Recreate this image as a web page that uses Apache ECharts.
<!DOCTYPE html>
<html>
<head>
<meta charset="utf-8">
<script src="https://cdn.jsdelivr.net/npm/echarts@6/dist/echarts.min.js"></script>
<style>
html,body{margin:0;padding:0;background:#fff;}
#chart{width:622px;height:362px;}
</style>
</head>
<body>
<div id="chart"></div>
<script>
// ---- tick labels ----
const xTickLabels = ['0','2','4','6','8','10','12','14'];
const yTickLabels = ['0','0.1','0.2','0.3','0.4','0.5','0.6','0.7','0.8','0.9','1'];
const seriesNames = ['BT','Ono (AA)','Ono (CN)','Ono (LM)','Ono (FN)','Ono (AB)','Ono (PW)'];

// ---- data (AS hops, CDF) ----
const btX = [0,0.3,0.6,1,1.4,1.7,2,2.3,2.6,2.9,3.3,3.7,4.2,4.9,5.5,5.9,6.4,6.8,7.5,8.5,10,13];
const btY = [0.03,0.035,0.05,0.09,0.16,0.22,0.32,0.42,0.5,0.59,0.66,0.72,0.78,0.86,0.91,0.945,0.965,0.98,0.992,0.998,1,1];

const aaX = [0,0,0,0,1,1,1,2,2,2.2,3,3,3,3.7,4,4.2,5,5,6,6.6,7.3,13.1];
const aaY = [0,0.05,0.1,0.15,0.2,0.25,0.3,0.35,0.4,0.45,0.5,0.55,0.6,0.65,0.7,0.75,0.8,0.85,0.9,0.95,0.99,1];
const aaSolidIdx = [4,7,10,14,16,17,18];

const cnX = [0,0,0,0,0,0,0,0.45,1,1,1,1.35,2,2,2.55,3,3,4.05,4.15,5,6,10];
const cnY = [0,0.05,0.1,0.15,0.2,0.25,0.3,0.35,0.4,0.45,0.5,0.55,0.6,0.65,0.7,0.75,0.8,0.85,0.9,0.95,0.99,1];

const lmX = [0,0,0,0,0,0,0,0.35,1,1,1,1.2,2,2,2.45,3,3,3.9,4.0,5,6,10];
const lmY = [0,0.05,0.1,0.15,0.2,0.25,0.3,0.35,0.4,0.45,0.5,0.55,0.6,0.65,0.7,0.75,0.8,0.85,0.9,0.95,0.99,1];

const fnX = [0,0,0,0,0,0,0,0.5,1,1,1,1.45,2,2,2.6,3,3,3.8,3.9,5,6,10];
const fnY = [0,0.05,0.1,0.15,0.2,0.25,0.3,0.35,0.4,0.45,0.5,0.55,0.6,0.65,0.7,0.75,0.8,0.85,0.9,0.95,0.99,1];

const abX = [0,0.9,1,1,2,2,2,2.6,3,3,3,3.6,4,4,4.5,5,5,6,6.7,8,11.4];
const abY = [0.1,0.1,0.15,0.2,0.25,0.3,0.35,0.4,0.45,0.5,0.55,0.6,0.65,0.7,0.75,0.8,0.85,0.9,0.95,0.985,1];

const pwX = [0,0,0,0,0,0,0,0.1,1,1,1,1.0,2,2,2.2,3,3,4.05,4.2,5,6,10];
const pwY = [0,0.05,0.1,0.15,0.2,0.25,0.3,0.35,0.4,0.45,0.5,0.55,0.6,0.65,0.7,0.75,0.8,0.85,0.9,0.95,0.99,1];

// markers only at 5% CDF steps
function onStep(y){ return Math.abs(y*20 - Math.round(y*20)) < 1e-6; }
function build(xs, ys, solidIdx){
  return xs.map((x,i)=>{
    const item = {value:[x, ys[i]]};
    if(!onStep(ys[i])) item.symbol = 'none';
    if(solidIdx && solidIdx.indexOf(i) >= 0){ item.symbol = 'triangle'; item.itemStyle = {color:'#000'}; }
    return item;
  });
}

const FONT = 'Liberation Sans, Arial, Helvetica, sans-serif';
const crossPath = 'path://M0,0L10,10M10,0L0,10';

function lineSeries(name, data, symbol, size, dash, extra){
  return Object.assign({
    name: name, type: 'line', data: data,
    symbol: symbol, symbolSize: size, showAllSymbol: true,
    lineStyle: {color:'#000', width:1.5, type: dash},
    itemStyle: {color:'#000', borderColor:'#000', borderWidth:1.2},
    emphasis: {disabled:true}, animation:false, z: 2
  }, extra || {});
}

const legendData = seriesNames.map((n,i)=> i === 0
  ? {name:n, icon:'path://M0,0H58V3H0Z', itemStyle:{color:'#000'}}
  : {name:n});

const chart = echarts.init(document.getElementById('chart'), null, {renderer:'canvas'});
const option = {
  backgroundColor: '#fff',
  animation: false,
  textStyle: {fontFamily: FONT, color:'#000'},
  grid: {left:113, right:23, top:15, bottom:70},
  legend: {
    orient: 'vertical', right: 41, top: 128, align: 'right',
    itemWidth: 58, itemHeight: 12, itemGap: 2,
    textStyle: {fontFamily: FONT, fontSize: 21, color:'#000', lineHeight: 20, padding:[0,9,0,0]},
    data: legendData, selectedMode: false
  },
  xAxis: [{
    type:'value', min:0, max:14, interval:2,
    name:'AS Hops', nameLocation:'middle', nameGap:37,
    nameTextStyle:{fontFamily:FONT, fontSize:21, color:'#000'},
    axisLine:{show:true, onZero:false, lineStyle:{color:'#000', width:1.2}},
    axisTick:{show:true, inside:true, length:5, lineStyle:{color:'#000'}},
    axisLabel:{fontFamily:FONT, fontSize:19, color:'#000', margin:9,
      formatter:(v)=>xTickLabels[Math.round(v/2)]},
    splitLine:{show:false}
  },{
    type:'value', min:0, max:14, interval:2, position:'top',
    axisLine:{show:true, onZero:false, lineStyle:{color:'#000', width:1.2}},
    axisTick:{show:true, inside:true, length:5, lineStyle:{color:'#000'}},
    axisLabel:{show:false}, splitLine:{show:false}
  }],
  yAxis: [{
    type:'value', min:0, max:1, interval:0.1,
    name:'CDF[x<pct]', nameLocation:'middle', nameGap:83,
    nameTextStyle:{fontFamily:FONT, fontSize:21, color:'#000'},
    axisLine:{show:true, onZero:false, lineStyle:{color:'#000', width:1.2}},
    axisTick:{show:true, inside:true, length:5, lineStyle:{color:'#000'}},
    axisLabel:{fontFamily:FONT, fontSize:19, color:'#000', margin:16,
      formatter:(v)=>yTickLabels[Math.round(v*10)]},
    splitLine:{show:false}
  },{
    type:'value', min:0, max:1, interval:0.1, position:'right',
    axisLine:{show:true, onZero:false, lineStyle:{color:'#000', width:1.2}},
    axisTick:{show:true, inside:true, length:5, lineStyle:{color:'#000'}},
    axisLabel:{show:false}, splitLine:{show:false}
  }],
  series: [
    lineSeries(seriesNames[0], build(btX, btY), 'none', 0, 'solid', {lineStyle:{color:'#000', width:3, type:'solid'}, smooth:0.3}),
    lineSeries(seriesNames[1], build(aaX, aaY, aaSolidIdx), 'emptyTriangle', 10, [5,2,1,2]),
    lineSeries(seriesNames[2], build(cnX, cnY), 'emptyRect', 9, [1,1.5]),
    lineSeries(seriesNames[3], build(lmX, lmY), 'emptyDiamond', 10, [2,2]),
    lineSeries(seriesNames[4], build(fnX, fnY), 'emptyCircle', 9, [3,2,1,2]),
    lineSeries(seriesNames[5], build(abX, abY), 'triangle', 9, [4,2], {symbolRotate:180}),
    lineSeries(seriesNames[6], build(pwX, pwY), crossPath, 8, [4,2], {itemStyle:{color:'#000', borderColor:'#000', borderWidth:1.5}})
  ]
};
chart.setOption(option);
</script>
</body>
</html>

* * *

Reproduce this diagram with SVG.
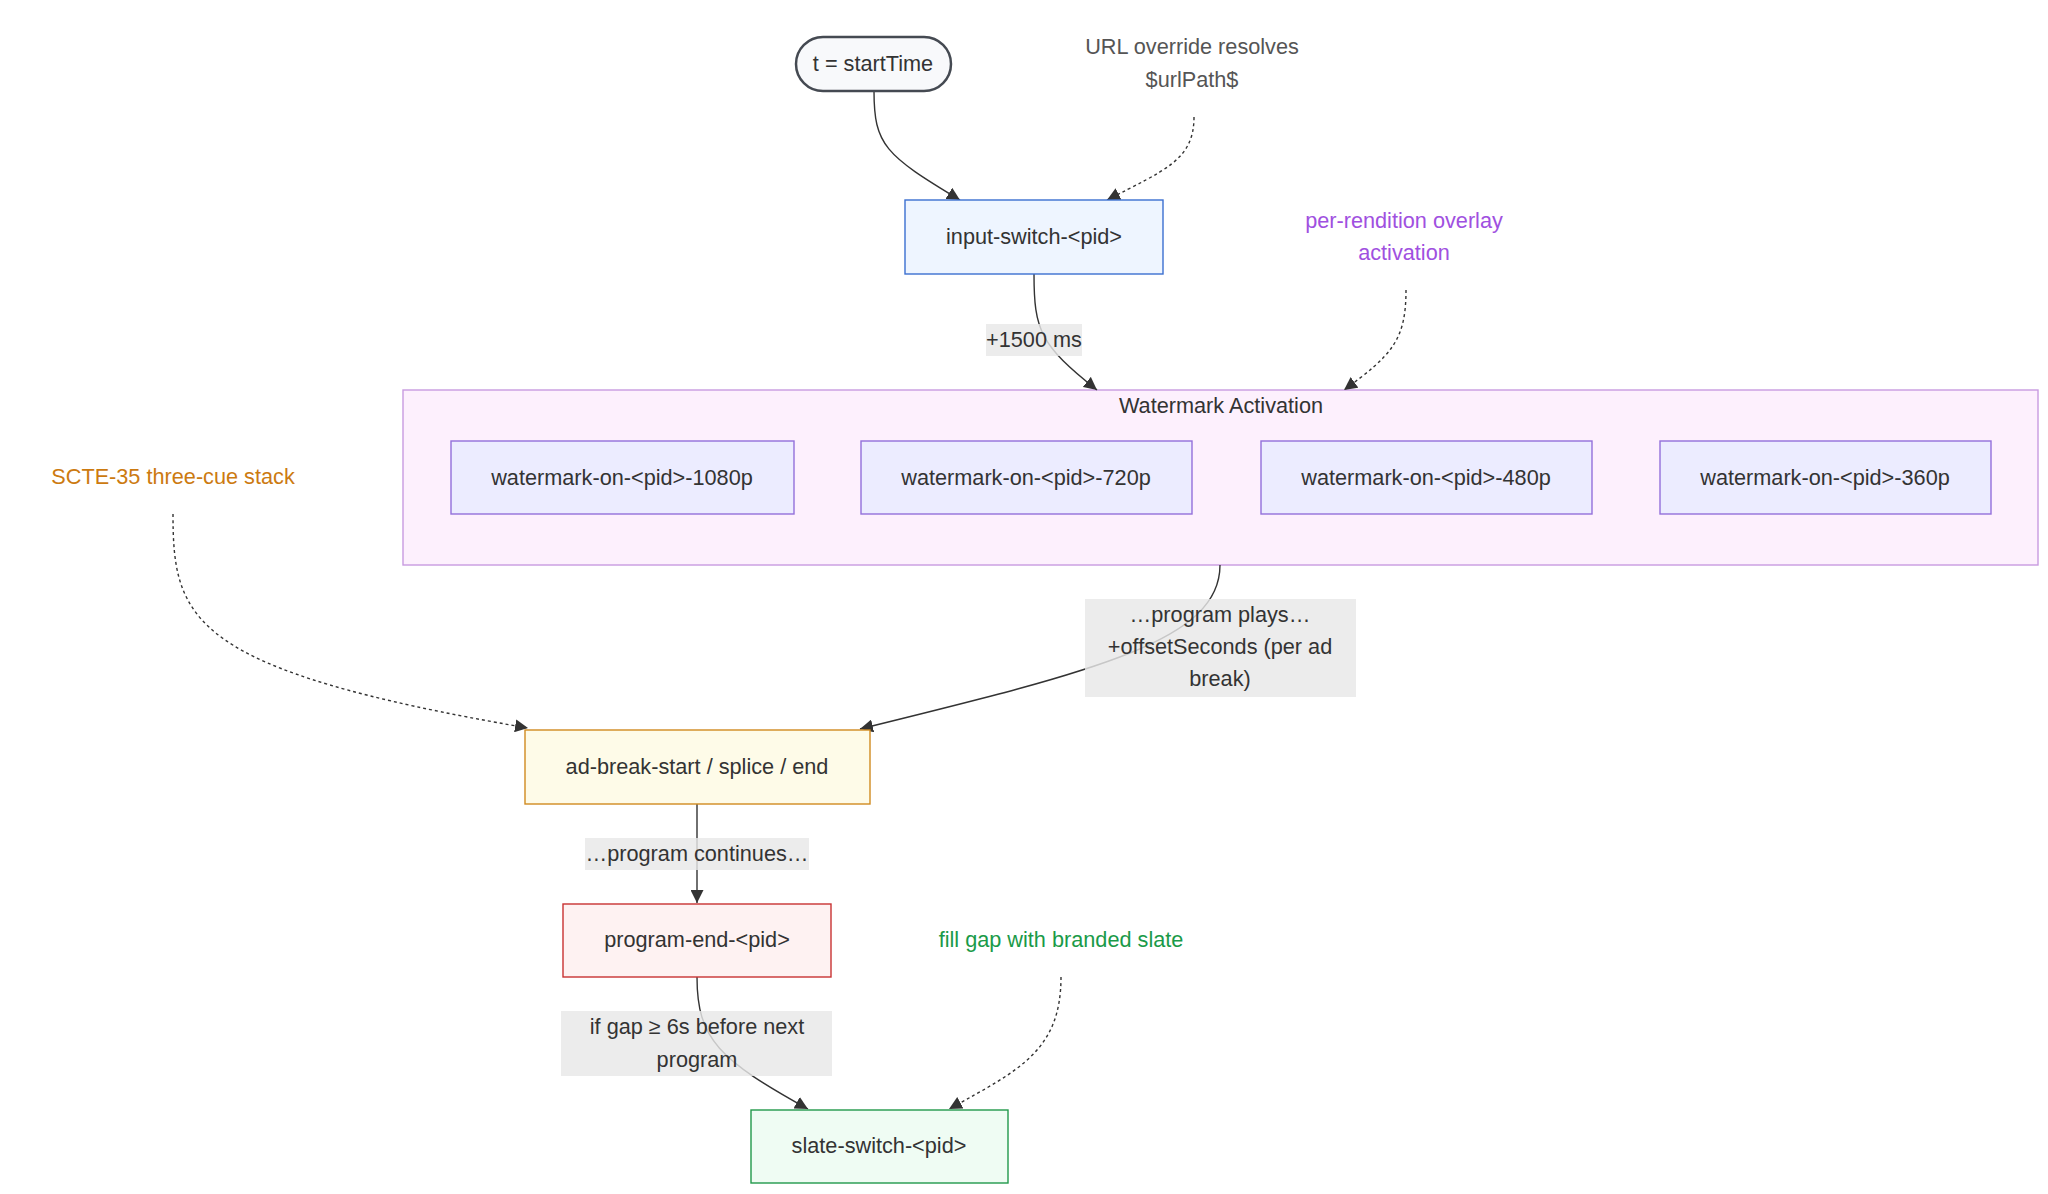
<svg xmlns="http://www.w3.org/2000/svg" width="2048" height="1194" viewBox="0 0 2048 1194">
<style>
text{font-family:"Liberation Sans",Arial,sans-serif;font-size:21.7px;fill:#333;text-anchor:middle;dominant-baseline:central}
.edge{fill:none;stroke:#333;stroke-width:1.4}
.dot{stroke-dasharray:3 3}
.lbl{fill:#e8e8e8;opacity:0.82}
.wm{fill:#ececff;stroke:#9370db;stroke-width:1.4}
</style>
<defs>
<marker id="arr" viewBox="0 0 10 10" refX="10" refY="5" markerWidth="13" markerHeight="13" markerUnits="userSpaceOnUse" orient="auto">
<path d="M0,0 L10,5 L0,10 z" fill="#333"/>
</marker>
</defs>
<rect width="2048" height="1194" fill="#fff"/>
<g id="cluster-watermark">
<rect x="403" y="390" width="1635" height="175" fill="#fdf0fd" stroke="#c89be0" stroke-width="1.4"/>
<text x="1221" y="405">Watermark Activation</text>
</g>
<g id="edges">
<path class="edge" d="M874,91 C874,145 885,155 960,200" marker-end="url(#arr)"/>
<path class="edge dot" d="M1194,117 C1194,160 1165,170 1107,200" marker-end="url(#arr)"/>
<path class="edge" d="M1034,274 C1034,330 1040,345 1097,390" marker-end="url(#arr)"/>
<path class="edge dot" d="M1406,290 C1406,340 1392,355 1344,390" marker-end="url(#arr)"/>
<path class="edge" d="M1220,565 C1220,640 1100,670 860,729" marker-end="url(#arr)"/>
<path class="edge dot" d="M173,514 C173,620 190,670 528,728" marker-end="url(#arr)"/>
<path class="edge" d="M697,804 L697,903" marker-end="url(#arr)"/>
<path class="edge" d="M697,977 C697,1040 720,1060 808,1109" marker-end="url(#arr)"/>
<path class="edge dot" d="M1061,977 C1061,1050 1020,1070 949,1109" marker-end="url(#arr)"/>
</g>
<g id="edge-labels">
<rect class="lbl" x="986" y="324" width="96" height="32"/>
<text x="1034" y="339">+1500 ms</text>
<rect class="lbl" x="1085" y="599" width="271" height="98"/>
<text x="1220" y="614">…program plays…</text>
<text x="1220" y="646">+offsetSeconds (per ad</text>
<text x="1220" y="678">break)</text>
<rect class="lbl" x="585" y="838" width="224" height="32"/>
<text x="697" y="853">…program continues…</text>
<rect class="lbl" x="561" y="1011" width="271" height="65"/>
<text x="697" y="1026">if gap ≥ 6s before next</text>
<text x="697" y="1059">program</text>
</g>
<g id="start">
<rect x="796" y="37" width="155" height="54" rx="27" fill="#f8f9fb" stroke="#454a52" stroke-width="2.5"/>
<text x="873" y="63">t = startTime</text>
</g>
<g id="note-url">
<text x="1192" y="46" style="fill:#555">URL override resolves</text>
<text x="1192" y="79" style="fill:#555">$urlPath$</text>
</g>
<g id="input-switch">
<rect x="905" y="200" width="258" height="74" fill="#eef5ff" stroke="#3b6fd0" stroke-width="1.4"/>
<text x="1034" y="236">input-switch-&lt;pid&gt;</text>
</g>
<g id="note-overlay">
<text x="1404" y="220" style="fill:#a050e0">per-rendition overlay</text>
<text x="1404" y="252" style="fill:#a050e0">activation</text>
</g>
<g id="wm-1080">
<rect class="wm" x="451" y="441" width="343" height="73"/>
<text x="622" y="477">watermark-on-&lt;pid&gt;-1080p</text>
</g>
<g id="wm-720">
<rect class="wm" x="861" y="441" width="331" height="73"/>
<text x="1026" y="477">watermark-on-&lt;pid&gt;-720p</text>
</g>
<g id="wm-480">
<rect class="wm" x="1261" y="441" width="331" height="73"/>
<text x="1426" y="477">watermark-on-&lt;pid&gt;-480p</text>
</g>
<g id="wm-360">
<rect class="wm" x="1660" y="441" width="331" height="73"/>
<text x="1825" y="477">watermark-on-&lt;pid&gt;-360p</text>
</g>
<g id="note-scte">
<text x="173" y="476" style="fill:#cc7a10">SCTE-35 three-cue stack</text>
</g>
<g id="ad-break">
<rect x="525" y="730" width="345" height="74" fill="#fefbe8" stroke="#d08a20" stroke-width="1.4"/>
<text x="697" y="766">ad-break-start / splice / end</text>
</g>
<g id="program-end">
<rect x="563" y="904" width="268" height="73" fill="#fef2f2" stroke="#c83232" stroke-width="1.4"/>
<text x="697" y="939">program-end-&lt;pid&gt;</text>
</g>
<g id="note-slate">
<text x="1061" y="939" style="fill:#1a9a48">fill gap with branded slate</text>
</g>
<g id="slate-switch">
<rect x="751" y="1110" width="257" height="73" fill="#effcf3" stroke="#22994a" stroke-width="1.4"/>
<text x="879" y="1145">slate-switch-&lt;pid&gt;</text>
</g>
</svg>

* * *

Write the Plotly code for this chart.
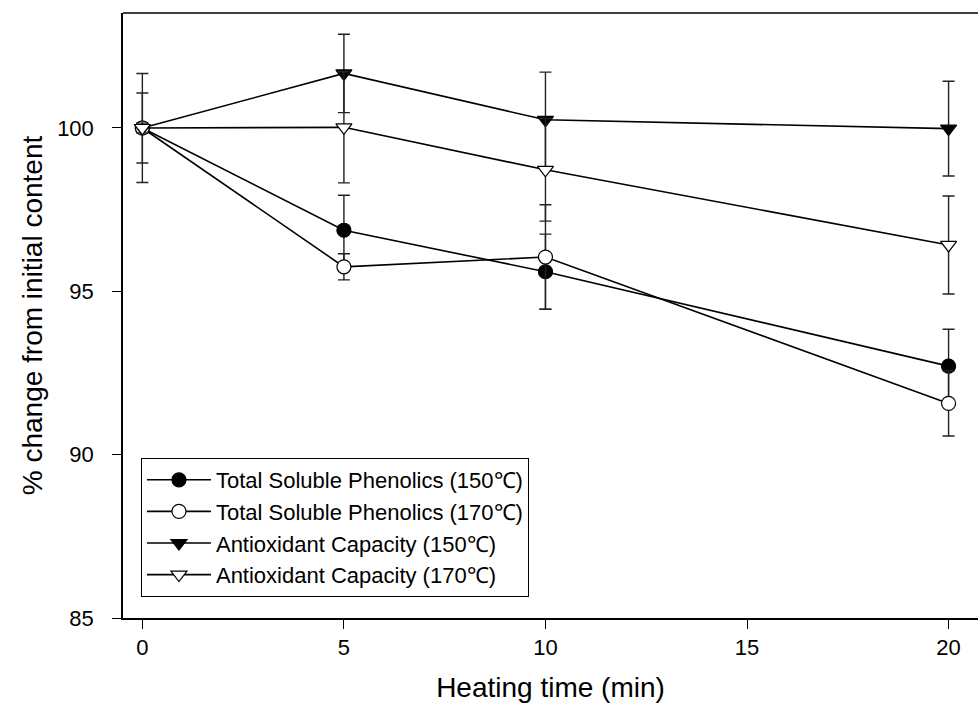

* * *

SET EXERCISE: Nothing beyond the required lines should be retyped: start with the line that contains "Recreate this image" and finish with the line that contains "const seriesNames = ['BT','Ono".

WRITTEN SOLUTION:
Recreate this image as a web page that uses Apache ECharts.
<!DOCTYPE html>
<html>
<head>
<meta charset="utf-8">
<script src="https://cdn.jsdelivr.net/npm/echarts@6/dist/echarts.min.js"></script>
<style>
html,body{margin:0;padding:0;background:#fff;}
#chart{width:622px;height:362px;}
</style>
</head>
<body>
<div id="chart"></div>
<script>
// ---- tick labels ----
const xTickLabels = ['0','2','4','6','8','10','12','14'];
const yTickLabels = ['0','0.1','0.2','0.3','0.4','0.5','0.6','0.7','0.8','0.9','1'];
const seriesNames = ['BT','Ono (AA)','Ono (CN)','Ono (LM)','Ono (FN)','Ono (AB)','Ono (PW)'];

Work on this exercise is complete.